• **Given records**:
>> START

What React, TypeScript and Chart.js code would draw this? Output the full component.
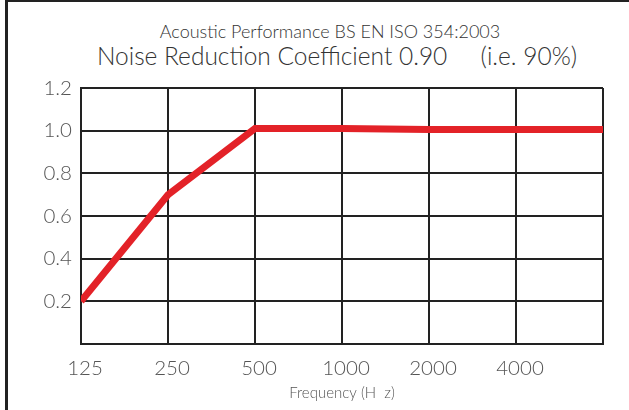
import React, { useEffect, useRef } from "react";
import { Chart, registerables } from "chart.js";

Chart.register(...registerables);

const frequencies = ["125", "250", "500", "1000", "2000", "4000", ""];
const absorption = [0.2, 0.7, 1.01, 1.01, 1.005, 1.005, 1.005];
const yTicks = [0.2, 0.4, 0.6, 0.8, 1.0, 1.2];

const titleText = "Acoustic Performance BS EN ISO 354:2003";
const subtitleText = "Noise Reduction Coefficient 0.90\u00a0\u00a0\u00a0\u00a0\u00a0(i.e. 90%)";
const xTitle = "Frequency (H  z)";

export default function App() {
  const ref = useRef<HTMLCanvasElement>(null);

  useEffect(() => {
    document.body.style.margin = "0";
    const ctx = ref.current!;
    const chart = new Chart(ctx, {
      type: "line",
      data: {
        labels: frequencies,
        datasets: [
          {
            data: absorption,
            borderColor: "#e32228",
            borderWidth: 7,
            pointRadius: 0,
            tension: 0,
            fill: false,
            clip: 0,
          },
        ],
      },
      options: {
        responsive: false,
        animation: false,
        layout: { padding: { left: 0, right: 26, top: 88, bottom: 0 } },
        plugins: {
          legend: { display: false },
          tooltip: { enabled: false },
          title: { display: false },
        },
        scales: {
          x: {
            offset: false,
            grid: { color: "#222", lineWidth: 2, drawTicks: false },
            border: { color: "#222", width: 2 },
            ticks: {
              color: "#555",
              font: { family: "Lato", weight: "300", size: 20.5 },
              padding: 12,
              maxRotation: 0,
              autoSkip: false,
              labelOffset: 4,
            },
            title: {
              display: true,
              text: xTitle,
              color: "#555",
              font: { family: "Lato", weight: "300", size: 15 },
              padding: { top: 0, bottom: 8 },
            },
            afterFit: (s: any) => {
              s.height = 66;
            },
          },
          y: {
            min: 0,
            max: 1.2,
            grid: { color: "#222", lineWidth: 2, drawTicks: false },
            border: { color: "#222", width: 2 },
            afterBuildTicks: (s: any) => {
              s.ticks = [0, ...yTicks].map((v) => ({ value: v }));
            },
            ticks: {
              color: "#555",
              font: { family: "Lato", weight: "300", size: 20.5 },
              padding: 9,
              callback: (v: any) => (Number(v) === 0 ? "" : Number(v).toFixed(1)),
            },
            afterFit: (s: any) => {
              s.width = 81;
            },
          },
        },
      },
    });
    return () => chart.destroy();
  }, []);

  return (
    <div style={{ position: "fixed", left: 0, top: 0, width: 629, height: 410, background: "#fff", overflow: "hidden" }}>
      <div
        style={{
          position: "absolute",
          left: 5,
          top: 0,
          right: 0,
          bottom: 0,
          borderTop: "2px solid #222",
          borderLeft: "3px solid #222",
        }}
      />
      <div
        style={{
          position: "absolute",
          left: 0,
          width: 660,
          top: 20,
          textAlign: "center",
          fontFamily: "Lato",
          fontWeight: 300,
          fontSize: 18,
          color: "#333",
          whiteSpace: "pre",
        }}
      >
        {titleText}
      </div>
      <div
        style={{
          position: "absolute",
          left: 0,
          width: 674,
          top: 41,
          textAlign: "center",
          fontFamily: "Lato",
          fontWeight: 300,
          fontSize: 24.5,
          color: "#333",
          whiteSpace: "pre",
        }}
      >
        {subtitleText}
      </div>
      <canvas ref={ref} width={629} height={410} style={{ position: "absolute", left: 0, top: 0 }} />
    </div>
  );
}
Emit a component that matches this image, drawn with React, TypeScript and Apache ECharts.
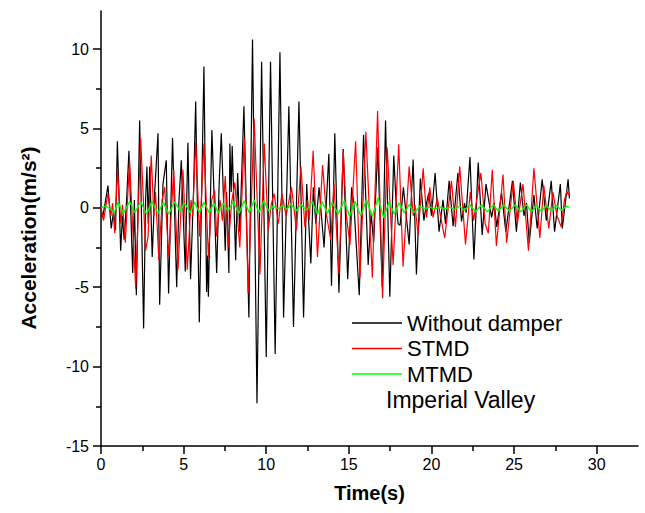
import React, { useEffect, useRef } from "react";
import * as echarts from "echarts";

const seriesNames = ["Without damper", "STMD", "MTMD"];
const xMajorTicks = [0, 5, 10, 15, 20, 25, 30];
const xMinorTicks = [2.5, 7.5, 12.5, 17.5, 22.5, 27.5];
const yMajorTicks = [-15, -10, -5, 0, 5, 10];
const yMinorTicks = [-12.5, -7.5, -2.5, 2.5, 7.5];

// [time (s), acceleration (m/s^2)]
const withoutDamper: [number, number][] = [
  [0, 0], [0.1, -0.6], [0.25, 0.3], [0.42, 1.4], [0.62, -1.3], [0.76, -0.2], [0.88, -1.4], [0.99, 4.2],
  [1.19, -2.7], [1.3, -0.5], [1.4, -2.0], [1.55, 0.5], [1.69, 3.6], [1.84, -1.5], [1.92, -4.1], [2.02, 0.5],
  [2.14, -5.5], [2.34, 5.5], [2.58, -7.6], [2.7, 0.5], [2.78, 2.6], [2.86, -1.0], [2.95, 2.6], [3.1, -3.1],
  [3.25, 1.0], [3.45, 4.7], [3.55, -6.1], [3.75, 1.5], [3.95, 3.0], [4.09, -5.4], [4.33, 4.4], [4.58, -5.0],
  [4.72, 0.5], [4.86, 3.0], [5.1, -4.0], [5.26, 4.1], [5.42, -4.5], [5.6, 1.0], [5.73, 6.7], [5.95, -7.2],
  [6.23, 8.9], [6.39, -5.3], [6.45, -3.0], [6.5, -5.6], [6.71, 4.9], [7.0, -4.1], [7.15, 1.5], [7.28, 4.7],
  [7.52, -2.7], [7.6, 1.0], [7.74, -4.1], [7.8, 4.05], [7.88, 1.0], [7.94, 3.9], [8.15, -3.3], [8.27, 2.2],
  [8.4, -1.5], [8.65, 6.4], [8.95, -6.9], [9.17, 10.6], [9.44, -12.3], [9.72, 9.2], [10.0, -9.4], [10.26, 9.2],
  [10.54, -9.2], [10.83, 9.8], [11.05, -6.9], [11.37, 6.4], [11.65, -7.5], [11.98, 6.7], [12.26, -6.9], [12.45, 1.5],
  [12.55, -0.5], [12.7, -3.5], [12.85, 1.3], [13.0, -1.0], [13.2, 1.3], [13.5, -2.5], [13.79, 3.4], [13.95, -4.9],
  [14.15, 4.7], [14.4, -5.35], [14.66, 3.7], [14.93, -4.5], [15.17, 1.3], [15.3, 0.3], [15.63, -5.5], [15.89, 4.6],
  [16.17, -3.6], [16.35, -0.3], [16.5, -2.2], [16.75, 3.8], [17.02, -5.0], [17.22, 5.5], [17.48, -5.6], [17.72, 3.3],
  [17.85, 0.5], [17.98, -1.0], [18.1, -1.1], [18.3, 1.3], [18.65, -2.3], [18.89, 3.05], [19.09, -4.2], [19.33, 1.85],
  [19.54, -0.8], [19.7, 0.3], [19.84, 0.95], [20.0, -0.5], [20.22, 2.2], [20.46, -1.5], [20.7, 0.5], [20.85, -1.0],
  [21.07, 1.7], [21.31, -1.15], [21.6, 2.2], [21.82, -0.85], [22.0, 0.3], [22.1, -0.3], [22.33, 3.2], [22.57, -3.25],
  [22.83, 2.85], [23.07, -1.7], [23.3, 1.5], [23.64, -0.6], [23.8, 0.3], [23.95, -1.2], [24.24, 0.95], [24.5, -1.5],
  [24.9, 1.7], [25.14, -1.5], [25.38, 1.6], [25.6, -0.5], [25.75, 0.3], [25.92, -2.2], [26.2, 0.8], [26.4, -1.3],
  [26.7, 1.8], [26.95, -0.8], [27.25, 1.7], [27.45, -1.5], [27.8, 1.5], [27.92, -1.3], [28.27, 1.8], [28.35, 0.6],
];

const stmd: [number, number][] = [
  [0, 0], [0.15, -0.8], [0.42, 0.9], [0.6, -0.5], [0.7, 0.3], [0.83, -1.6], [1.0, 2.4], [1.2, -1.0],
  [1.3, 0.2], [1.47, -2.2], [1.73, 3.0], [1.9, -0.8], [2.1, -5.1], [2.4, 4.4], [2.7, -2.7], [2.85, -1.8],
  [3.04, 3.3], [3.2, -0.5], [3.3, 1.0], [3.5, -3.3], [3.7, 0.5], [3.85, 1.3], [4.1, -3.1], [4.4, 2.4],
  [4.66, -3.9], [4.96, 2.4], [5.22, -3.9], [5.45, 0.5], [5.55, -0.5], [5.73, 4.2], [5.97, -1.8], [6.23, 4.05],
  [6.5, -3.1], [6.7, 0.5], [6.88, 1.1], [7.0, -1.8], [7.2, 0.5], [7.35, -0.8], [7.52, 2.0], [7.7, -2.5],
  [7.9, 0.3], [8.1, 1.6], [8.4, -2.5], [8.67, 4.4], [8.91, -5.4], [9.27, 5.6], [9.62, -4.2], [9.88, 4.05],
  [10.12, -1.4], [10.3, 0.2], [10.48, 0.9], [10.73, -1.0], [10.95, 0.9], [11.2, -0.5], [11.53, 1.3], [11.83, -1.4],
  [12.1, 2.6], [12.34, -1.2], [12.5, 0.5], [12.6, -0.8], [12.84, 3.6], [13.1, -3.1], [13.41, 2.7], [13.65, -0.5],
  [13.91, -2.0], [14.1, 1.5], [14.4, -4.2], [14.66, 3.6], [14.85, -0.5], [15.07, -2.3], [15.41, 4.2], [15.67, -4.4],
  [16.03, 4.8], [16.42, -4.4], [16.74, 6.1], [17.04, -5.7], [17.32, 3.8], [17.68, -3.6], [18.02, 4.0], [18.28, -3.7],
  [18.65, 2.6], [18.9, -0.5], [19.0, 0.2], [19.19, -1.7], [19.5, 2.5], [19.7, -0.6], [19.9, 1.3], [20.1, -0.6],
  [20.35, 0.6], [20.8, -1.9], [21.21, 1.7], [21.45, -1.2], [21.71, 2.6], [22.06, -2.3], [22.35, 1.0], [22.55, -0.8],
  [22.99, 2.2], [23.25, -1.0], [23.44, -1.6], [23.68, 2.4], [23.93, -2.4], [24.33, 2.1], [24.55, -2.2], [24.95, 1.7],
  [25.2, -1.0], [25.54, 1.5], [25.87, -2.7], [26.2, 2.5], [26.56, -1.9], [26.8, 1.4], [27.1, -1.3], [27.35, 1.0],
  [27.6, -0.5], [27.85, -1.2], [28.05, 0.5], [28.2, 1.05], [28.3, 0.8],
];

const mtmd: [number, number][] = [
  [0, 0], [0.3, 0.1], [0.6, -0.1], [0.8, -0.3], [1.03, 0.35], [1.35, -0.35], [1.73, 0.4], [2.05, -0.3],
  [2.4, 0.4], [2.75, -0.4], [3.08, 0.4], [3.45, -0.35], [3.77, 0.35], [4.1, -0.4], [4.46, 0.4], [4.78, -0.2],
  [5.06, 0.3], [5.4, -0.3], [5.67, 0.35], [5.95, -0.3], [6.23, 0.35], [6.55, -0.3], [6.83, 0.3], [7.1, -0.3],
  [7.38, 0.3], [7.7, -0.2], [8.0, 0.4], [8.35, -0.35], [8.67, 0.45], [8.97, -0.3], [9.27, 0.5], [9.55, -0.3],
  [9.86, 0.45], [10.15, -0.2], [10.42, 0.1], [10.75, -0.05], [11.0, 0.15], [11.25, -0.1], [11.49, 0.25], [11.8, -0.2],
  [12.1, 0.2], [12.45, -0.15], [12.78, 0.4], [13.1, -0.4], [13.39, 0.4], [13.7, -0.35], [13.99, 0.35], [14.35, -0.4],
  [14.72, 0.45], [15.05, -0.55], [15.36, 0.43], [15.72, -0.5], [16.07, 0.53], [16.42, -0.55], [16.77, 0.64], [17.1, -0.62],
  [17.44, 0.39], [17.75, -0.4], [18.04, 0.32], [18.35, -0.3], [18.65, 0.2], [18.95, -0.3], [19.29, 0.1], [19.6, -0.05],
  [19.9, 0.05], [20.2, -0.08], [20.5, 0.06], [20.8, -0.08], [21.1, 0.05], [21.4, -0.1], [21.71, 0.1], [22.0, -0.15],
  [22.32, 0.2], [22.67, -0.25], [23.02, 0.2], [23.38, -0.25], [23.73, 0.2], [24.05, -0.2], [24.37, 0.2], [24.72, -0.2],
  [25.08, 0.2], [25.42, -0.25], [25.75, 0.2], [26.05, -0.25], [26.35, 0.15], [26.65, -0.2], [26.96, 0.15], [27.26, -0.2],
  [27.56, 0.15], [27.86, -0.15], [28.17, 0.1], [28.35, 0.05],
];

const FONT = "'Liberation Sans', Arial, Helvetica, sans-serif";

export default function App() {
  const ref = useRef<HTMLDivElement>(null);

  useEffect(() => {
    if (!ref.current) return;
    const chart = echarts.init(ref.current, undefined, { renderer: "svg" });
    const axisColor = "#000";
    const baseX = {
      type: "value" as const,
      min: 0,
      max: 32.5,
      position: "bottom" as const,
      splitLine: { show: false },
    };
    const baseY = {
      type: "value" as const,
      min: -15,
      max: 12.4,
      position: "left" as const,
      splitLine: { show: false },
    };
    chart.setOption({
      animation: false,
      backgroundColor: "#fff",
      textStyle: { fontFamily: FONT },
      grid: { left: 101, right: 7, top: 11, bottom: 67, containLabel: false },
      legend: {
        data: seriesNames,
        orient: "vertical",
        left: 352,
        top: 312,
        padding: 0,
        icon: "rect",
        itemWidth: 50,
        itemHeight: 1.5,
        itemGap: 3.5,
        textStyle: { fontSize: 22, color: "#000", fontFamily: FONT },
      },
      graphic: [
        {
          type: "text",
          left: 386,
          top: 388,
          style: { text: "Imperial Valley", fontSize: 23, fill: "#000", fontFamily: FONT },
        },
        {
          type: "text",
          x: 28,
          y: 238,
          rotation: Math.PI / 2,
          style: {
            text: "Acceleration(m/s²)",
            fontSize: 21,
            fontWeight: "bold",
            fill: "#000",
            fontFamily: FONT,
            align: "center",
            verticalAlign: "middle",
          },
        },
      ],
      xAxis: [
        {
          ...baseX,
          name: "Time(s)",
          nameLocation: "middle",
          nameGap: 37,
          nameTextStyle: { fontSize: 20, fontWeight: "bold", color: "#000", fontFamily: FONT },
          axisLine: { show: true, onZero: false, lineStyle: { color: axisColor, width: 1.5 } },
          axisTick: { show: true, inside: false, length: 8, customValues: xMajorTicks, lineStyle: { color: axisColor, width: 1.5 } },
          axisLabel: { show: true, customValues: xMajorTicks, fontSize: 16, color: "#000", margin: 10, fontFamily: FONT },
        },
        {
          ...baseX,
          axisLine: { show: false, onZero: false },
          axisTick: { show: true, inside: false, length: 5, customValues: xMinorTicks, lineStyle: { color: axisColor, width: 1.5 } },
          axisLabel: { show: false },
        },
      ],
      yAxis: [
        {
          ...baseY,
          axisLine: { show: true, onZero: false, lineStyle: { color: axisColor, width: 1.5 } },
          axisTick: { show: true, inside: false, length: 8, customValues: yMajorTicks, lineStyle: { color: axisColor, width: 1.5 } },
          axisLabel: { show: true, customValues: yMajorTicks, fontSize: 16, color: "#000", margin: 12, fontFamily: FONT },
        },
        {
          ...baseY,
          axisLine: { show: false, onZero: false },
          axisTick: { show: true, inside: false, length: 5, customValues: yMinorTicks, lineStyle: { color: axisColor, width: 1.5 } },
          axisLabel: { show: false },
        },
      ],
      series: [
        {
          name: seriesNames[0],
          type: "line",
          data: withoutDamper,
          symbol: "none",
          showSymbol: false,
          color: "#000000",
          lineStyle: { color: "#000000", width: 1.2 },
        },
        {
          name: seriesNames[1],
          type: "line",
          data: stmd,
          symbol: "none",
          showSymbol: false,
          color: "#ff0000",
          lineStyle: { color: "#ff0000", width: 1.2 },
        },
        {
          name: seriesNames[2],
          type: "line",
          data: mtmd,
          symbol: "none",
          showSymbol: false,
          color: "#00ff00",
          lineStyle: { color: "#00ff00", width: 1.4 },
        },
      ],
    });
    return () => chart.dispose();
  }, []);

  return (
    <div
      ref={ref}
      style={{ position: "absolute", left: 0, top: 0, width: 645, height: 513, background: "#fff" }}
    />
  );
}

>> END

• **To do**: Give again, word for word, every line from the top of the data above to the line holding "Chart.register(...registerables);", inclusive, with the pictures left out.

• **Answer for the task**:
What React, TypeScript and Chart.js code would draw this? Output the full component.
import React, { useEffect, useRef } from "react";
import { Chart, registerables } from "chart.js";

Chart.register(...registerables);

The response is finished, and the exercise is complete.